# Supplied data:
## begin
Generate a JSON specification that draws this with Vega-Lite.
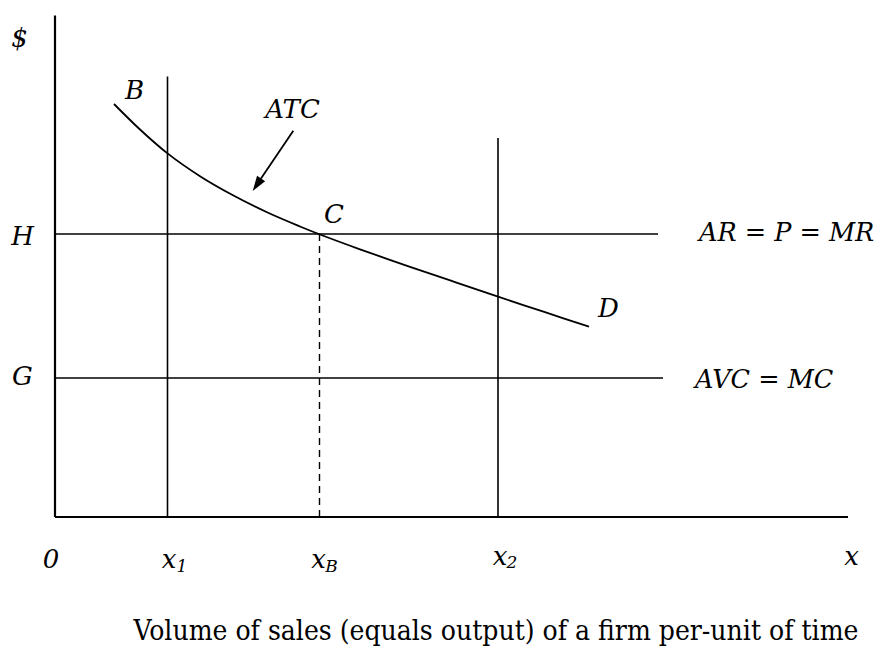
## end
## begin
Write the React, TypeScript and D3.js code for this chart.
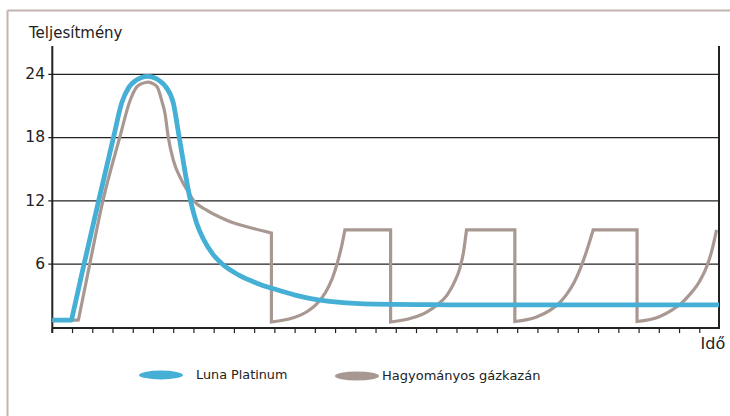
## end
## begin
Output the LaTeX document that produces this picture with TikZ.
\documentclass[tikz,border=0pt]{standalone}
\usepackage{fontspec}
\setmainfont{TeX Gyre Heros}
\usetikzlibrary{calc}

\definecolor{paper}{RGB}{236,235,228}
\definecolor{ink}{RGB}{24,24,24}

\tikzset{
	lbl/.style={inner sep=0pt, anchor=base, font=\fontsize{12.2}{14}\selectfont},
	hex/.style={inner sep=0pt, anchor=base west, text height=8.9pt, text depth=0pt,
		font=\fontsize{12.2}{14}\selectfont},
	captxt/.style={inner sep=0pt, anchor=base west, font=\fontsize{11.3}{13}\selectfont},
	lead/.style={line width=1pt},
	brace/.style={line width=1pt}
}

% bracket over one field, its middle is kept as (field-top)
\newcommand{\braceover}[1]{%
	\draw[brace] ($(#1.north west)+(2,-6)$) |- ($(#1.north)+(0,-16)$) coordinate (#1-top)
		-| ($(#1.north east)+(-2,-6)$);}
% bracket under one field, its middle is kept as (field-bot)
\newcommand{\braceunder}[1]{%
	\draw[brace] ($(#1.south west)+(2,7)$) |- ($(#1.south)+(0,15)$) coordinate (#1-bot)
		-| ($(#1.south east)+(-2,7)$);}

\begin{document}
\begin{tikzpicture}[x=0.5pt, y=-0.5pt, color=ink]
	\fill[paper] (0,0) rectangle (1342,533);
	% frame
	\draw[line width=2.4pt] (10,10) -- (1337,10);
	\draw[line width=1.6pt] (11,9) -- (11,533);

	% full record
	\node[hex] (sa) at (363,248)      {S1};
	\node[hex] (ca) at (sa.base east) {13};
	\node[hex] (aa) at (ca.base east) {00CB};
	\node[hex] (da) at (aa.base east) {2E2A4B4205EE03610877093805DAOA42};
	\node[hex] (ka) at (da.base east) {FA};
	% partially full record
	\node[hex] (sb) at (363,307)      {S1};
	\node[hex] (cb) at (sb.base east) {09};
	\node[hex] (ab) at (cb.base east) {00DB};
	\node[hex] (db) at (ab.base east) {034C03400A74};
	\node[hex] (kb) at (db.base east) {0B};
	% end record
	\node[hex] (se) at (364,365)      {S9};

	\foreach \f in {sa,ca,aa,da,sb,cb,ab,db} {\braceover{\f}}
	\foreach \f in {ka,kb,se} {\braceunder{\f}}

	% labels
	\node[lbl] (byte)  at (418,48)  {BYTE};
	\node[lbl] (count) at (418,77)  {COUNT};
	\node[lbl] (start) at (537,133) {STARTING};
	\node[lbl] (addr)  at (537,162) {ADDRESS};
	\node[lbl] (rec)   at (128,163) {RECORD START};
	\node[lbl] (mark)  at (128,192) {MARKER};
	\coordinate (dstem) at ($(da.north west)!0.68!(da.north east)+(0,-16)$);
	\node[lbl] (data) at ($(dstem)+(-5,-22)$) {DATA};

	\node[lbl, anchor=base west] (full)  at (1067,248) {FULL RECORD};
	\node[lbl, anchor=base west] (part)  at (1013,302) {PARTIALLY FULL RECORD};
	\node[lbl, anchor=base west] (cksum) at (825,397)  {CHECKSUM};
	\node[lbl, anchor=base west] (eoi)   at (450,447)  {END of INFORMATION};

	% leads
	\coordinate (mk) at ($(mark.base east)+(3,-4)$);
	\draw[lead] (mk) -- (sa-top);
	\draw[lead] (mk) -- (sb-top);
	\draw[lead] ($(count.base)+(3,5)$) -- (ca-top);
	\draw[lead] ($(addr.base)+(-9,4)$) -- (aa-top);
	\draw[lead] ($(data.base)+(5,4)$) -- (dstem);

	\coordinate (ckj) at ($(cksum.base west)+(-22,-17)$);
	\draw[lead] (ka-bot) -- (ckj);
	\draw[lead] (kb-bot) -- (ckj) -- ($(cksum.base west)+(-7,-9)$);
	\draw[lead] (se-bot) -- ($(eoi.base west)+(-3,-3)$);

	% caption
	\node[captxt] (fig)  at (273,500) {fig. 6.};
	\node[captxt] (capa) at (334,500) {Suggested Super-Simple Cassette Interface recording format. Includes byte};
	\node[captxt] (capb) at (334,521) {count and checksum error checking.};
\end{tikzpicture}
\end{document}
## end
# Work to be completed:
This exercise asks for the lines from the line with "Output the LaTeX" to the line with "(11,9) -- (11,533);", both lines included, set down exactly and with nothing else.

# Reply:
Output the LaTeX document that produces this picture with TikZ.
\documentclass[tikz,border=0pt]{standalone}
\usepackage{fontspec}
\setmainfont{TeX Gyre Heros}
\usetikzlibrary{calc}

\definecolor{paper}{RGB}{236,235,228}
\definecolor{ink}{RGB}{24,24,24}

\tikzset{
	lbl/.style={inner sep=0pt, anchor=base, font=\fontsize{12.2}{14}\selectfont},
	hex/.style={inner sep=0pt, anchor=base west, text height=8.9pt, text depth=0pt,
		font=\fontsize{12.2}{14}\selectfont},
	captxt/.style={inner sep=0pt, anchor=base west, font=\fontsize{11.3}{13}\selectfont},
	lead/.style={line width=1pt},
	brace/.style={line width=1pt}
}

% bracket over one field, its middle is kept as (field-top)
\newcommand{\braceover}[1]{%
	\draw[brace] ($(#1.north west)+(2,-6)$) |- ($(#1.north)+(0,-16)$) coordinate (#1-top)
		-| ($(#1.north east)+(-2,-6)$);}
% bracket under one field, its middle is kept as (field-bot)
\newcommand{\braceunder}[1]{%
	\draw[brace] ($(#1.south west)+(2,7)$) |- ($(#1.south)+(0,15)$) coordinate (#1-bot)
		-| ($(#1.south east)+(-2,7)$);}

\begin{document}
\begin{tikzpicture}[x=0.5pt, y=-0.5pt, color=ink]
	\fill[paper] (0,0) rectangle (1342,533);
	% frame
	\draw[line width=2.4pt] (10,10) -- (1337,10);
	\draw[line width=1.6pt] (11,9) -- (11,533);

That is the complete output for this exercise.